Quella Baghdad cristiana sparpagliata dalla guerra
«Abana allazi fi assmawat... Salli li ajlina nahnu al kata'a». «Padre nostro che sei nei cieli... Prega per noi peccatori». Nonostante gravasse un sole bollente, monsignor Paul Dahdah, arcivescovo latino, finalmente poteva tirare un sospiro di sollievo e guardare con un sorriso di speranza dalla finestra della sua residenza dove entrava lo schiamazzo e la gioia dei bambini della vicina scuola di san Giuseppe.

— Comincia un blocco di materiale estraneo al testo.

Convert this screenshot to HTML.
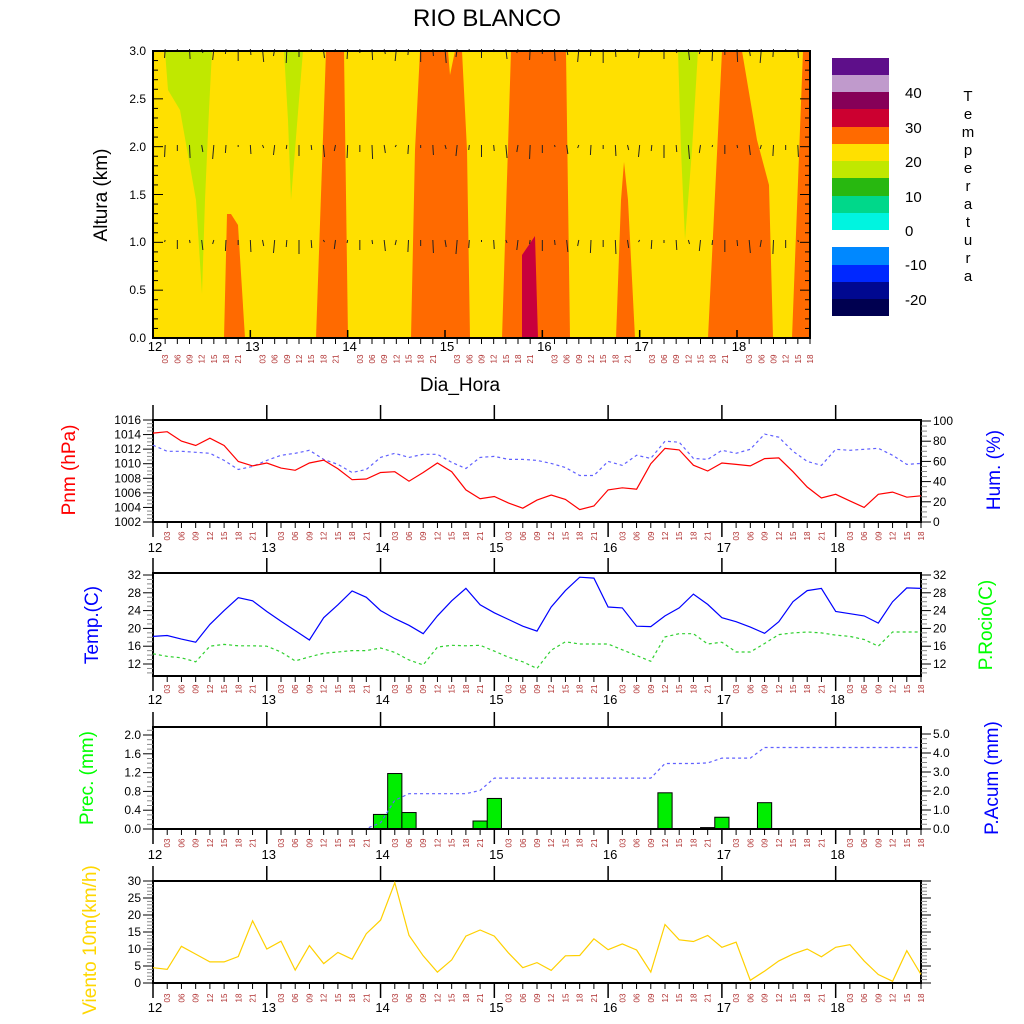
<!DOCTYPE html>
<html><head><meta charset="utf-8"><style>
html,body{margin:0;padding:0;background:#fff}
svg{display:block;font-family:"Liberation Sans",sans-serif}
</style></head><body>
<svg id="s" width="1024" height="1024" xmlns="http://www.w3.org/2000/svg">
<rect width="1024" height="1024" fill="#fff"/>
<text x="487" y="26" font-size="24" text-anchor="middle">RIO BLANCO</text>
<rect x="153" y="51" width="657" height="287" fill="#ffe000"/>
<polygon fill="#c0e800" points="165,51 212,51 209,110 205,200 202,294 196,200 180,110 168,90"/>
<polygon fill="#ff6a00" points="224,338 227,214 231,214 238,225 245,338"/>
<polygon fill="#c0e800" points="284,51 303,51 299,100 291,200 288,120"/>
<polygon fill="#ff6a00" points="326,51 344,51 348,338 316,338"/>
<polygon fill="#ff6a00" points="420,51 448,51 450,75 455,51 462,51 467,150 470,338 411,338 415,150"/>
<polygon fill="#ff6a00" points="511,51 566,51 570,338 502,338"/>
<polygon fill="#c8003c" points="522,338 522,255 535,236 538,338"/>
<polygon fill="#ff6a00" points="616,338 621,200 624,162 628,200 635,338"/>
<polygon fill="#c0e800" points="678,51 698,51 692,150 685,240 681,150"/>
<polygon fill="#ff6a00" points="722,51 742,51 757,140 769,185 773,338 708,338"/>
<polygon fill="#ff6a00" points="803,51 810,51 810,338 792,338"/>
<g id="arrows" stroke="#222" stroke-width="1"></g>
<rect x="153" y="51" width="657" height="287" fill="none" stroke="#000" stroke-width="2"/>
<g id="dyn"></g>
<rect x="832" y="58" width="57" height="17" fill="#5e0f8a"/>
<rect x="832" y="75" width="57" height="17" fill="#c09acc"/>
<rect x="832" y="92" width="57" height="17" fill="#860058"/>
<rect x="832" y="109" width="57" height="18" fill="#cc0030"/>
<rect x="832" y="127" width="57" height="17" fill="#ff6a00"/>
<rect x="832" y="144" width="57" height="17" fill="#ffe000"/>
<rect x="832" y="161" width="57" height="17" fill="#c0e800"/>
<rect x="832" y="178" width="57" height="18" fill="#28b810"/>
<rect x="832" y="196" width="57" height="17" fill="#00d88a"/>
<rect x="832" y="213" width="57" height="17" fill="#00f4e0"/>
<rect x="832" y="247" width="57" height="18" fill="#0088ff"/>
<rect x="832" y="265" width="57" height="17" fill="#0028ff"/>
<rect x="832" y="282" width="57" height="17" fill="#000890"/>
<rect x="832" y="299" width="57" height="17" fill="#000050"/>
<g font-size="15">
<text x="905" y="98">40</text><text x="905" y="133">30</text><text x="905" y="167">20</text><text x="905" y="202">10</text><text x="905" y="236">0</text><text x="905" y="270">-10</text><text x="905" y="305">-20</text>
</g>
<g font-size="15" text-anchor="middle">
<text x="968" y="101">T</text><text x="968" y="119">e</text><text x="968" y="137">m</text><text x="968" y="155">p</text><text x="968" y="173">e</text><text x="968" y="191">r</text><text x="968" y="209">a</text><text x="968" y="227">t</text><text x="968" y="245">u</text><text x="968" y="263">r</text><text x="968" y="281">a</text>
</g>
<text x="460" y="391" font-size="19" text-anchor="middle">Dia_Hora</text>
<text transform="translate(107,195) rotate(-90)" font-size="19" text-anchor="middle">Altura (km)</text>
<g font-size="12" text-anchor="end">
<text x="146" y="55">3.0</text><text x="146" y="103">2.5</text><text x="146" y="151">2.0</text><text x="146" y="199">1.5</text><text x="146" y="246">1.0</text><text x="146" y="294">0.5</text><text x="146" y="342">0.0</text>
</g>
<text transform="translate(75,470) rotate(-90)" font-size="19" fill="#f00" text-anchor="middle">Pnm (hPa)</text>
<text transform="translate(1000,470) rotate(-90)" font-size="19" fill="#00f" text-anchor="middle">Hum. (%)</text>
<text transform="translate(98,625) rotate(-90)" font-size="19" fill="#00f" text-anchor="middle">Temp.(C)</text>
<text transform="translate(992,625) rotate(-90)" font-size="19" fill="#0f0" text-anchor="middle">P.Rocio(C)</text>
<text transform="translate(93,778) rotate(-90)" font-size="19" fill="#0f0" text-anchor="middle">Prec. (mm)</text>
<text transform="translate(998,778) rotate(-90)" font-size="19" fill="#00f" text-anchor="middle">P.Acum (mm)</text>
<text transform="translate(96,940) rotate(-90)" font-size="19" fill="#ffd700" text-anchor="middle">Viento 10m(km/h)</text>
</svg>
<script>
var NS="http://www.w3.org/2000/svg",g=document.getElementById('dyn');
function el(t,a,txt){var e=document.createElementNS(NS,t);for(var k in a)e.setAttribute(k,a[k]);if(txt!==undefined)e.textContent=txt;g.appendChild(e);return e;}
var hrs=["03","06","09","12","15","18","21"];
function xlabels(x0,dx,yAx,dayY,hrY,major,fs){
 for(var i=0;i<=54;i++){var x=x0+dx*i,d=i%8==0;
  el('line',{x1:x,y1:yAx,x2:x,y2:yAx+(d?major:6),stroke:'#000','stroke-width':d?1.5:1});
  if(d) el('text',{x:x+(fs>12?2:0),y:dayY,'font-size':fs||13,'text-anchor':'middle'},12+i/8);
  else el('text',{transform:'translate('+(x+3)+','+hrY+') rotate(-90)','font-size':8,fill:'#b03030','text-anchor':'middle'},hrs[i%8-1]);
 }
}
xlabels(153,657/54,338,351,359,-8,13);
for(var j=0;j<=30;j++){var y=338-j*287/30,m=j%5==0;
 el('line',{x1:153,y1:y,x2:153+(m?10:5),y2:y,stroke:'#000'});
 el('line',{x1:810,y1:y,x2:810-(m?10:5),y2:y,stroke:'#000'});}
var ag=document.getElementById('arrows');
for(var i=1;i<54;i++){var x=153+657/54*i;[51,147,242].forEach(function(y,k){var L=(i*7+k*3)%13;var e=document.createElementNS(NS,'line');e.setAttribute('x1',x);e.setAttribute('y1',y-2);e.setAttribute('x2',x+((i%5)-2)*0.6);e.setAttribute('y2',y+L);e.setAttribute('stroke','#222');ag.appendChild(e);});}
function panel(top,bot,dayY,hrY,leftTicks,rightTicks){
 var x0=153,x1=921,dx=(x1-x0)/54;
 el('rect',{x:x0,y:top,width:x1-x0,height:bot-top,fill:'none',stroke:'#000','stroke-width':2});
 for(var i=0;i<=54;i+=8){var x=x0+dx*i;el('line',{x1:x,y1:top,x2:x,y2:top-15,stroke:'#000','stroke-width':1.5});}
 xlabels(x0,dx,bot,dayY,hrY,15,13);
 [[x0,-1,leftTicks],[x1,1,rightTicks]].forEach(function(s){var t=s[2];if(!t)return;
  for(var v=t.lo;v<=t.hi+1e-9;v+=t.minor){var y=t.map(v),mj=Math.abs(v/t.major-Math.round(v/t.major))<1e-6;
   if(y<top-0.5||y>bot+0.5)continue;
   el('line',{x1:s[0],y1:y,x2:s[0]+s[1]*(mj?10:6),y2:y,stroke:mj?'#000':'#888'});
   if(mj&&t.lab)el('text',{x:s[1]<0?s[0]-12:s[0]+12,y:y+4,'font-size':12,'text-anchor':s[1]<0?'end':'start'},t.fmt(v));}
 });
}
function line(vals,map,col,dash,from){var x0=153,dx=768/54,p=[];vals.forEach(function(v,i){if(i>=(from||0))p.push((x0+dx*i).toFixed(1)+','+map(v).toFixed(1));});
 var a={points:p.join(' '),fill:'none',stroke:col,'stroke-width':1.2};if(dash)a['stroke-dasharray']=dash;el('polyline',a);}
var pm=function(v){return 522-(v-1002)*102/14;},hm=function(v){return 522-v*1.01;};
panel(420,522,552,536,{lo:1002,hi:1016,minor:0.5,major:2,map:pm,lab:1,fmt:function(v){return v}},{lo:0,hi:100,minor:5,major:20,map:hm,lab:1,fmt:function(v){return v}});
var pnm=[1014.2,1014.4,1013.1,1012.5,1013.5,1012.5,1010.3,1009.7,1010.1,1009.4,1009.1,1010.1,1010.5,1009.3,1007.8,1007.9,1008.8,1008.9,1007.6,1008.8,1010.1,1008.9,1006.4,1005.2,1005.5,1004.6,1003.9,1005.0,1005.7,1005.1,1003.7,1004.2,1006.4,1006.7,1006.5,1010.0,1012.1,1011.9,1009.8,1009.0,1010.1,1009.9,1009.7,1010.7,1010.8,1008.9,1006.8,1005.3,1005.8,1004.9,1004.0,1005.8,1006.1,1005.4,1005.6];
var hum=[76,70,70,69,68,61,52,55,61,66,68,71,62,57,49,52,64,68,64,67,67,59,53,64,65,62,62,61,58,54,46,46,60,56,66,63,80,79,63,62,71,68,72,87,84,70,60,56,72,71,72,73,66,57,58];
line(hum,hm,'#6060ff','3,3');line(pnm,pm,'#f00');
var tm=function(v){return 575-(v-32)*4.45;};
panel(573,676,704,689,{lo:10,hi:32,minor:1,major:4,map:tm,lab:1,fmt:function(v){return v}},{lo:10,hi:32,minor:1,major:4,map:tm,lab:1,fmt:function(v){return v}});
var tt=[18.2,18.4,17.6,16.9,20.9,24.0,26.9,26.2,23.8,21.6,19.5,17.4,22.4,25.3,28.4,27.0,24.0,22.2,20.7,18.8,22.8,26.2,29.0,25.3,23.5,22.0,20.5,19.4,24.8,28.5,31.5,31.3,24.8,24.6,20.5,20.4,22.8,24.6,27.7,25.4,22.4,21.5,20.3,18.9,21.5,26.0,28.5,29.0,23.8,23.3,22.8,21.2,26.0,29.1,29.0];
var td=[14.3,13.7,13.4,12.5,16.0,16.4,16.1,16.1,16.0,14.7,12.7,13.6,14.4,14.7,15.0,15.0,15.6,14.6,12.9,11.8,15.8,16.2,16.1,16.2,14.9,13.5,12.5,11.0,15.1,17.0,16.5,16.5,16.5,15.2,13.9,12.6,18.1,18.8,18.8,16.5,16.9,14.7,14.7,16.6,18.6,19.0,19.2,19.0,18.5,18.2,17.5,16.0,19.2,19.2,19.2];
line(td,tm,'#30d030','3,3');line(tt,tm,'#00f');
var prm=function(v){return 829-v*47;},acm=function(v){return 829-v*19;};
var pr=new Array(55).fill(0);pr[2]=0.01;pr[15]=0.01;pr[16]=0.31;pr[17]=1.18;pr[18]=0.35;pr[23]=0.17;pr[24]=0.65;pr[36]=0.77;pr[39]=0.03;pr[40]=0.25;pr[43]=0.56;
var dx=768/54;pr.forEach(function(v,i){if(v>0.005&&i>0){var x=153+dx*i;el('rect',{x:x-dx/2,y:prm(v),width:dx,height:v*47,fill:'#00ee00',stroke:'#000','stroke-width':1});}});
var ac=[],c=0;pr.forEach(function(v){c+=v;ac.push(c);});
line(ac,acm,'#6060ff','3,3');
panel(727,829,859,843,{lo:0,hi:2.19,minor:0.1,major:0.4,map:prm,lab:1,fmt:function(v){return v.toFixed(1)}},{lo:0,hi:5.1,minor:0.25,major:1,map:acm,lab:1,fmt:function(v){return v.toFixed(1)}});
var wm=function(v){return 983-v*3.4;};
panel(881,983,1012,998,{lo:0,hi:30,minor:1,major:5,map:wm,lab:1,fmt:function(v){return v}},{lo:0,hi:30,minor:1,major:5,map:wm,lab:0});
var wd=[4.5,4.0,10.8,8.5,6.2,6.2,7.8,18.3,10.0,12.3,3.8,11.0,5.7,9.0,7.0,14.5,18.5,29.5,14.0,8.0,3.2,6.8,13.8,15.6,13.8,8.8,4.5,6.0,3.7,8.0,8.1,13.0,9.8,11.5,9.7,3.2,17.2,12.7,12.2,14.0,10.5,12.0,0.8,3.5,6.5,8.5,10.0,7.7,10.5,11.3,6.5,2.5,0.5,9.5,2.5];
line(wd,wm,'#ffd000');
</script>
</body></html>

Dopo giorni di apprensione e angosciante attesa per una nuova guerra, monsignor Dahdah e altri patriarchi e religiosi delle chiese cristiane irachene avevano pregato insieme al segretario generale delle Nazioni Unite, Kofi Annan. L'uomo che con la sua mediazione aveva scongiurato il conflitto tra Stati Uniti e Iraq. Almeno per quel momento. Era il 1998 e, ricordo, anche a Baghdad si inaugurava l'anno dello Spirito Santo. Lo facevano i bambini che gremivano la chiesa di San Giorgio degli assiri, nel distribuire a tutto il quartiere ramoscelli d'olivo, simbolo di pace. La gioia era la festa delle bancarelle dei dolci e del Luna park. Con i festoni colorati ad abbellire vie, case e le ottanta chiese. E i ragazzi a corteggiare le ragazze.
Poi, però, scende il buio. Come una premonizione si avvera quello che monsignor Dahdah temeva e mi raccontava. La guerra colpisce con la luna nuova. Quando il cielo è nero pece. Piove dall'alto del cielo. Missili e aerei della coalizione Usa urlano, invisibili, tutto il loro potere distruttivo. La scomoda eredità irachena, passata dalle mani del presidente americano Bush padre, a quelle di Bill Clinton e poi ancora a un Bush figlio, trafigge e incrina l'armonia di pace e semplicità che aveva da sempre tenuto insieme i rapporti tra cristiani e musulmani.
Poi, solo quattro anni fa esplode anche la maledizione criminale del cosiddetto Stato islamico o Daesh e per il cristianesimo orientale caldeo, siro–cattolico, latino, armeno–cattolico, melchita, è un altro duro colpo alla sua sopravvivenza nella patria del cristianesimo delle origini. Chiesa missionaria che ha saputo camminare fino in Cina, dai tempi dell'apostolo Tommaso. La diaspora, oggi, sta dissanguando i cristiani iracheni. Sempre di più sono quelli che partono sparpagliandosi ovunque, ma non più in Medio oriente. Di monsignor Dahdah conservo il saluto profetico: «Pregate per noi».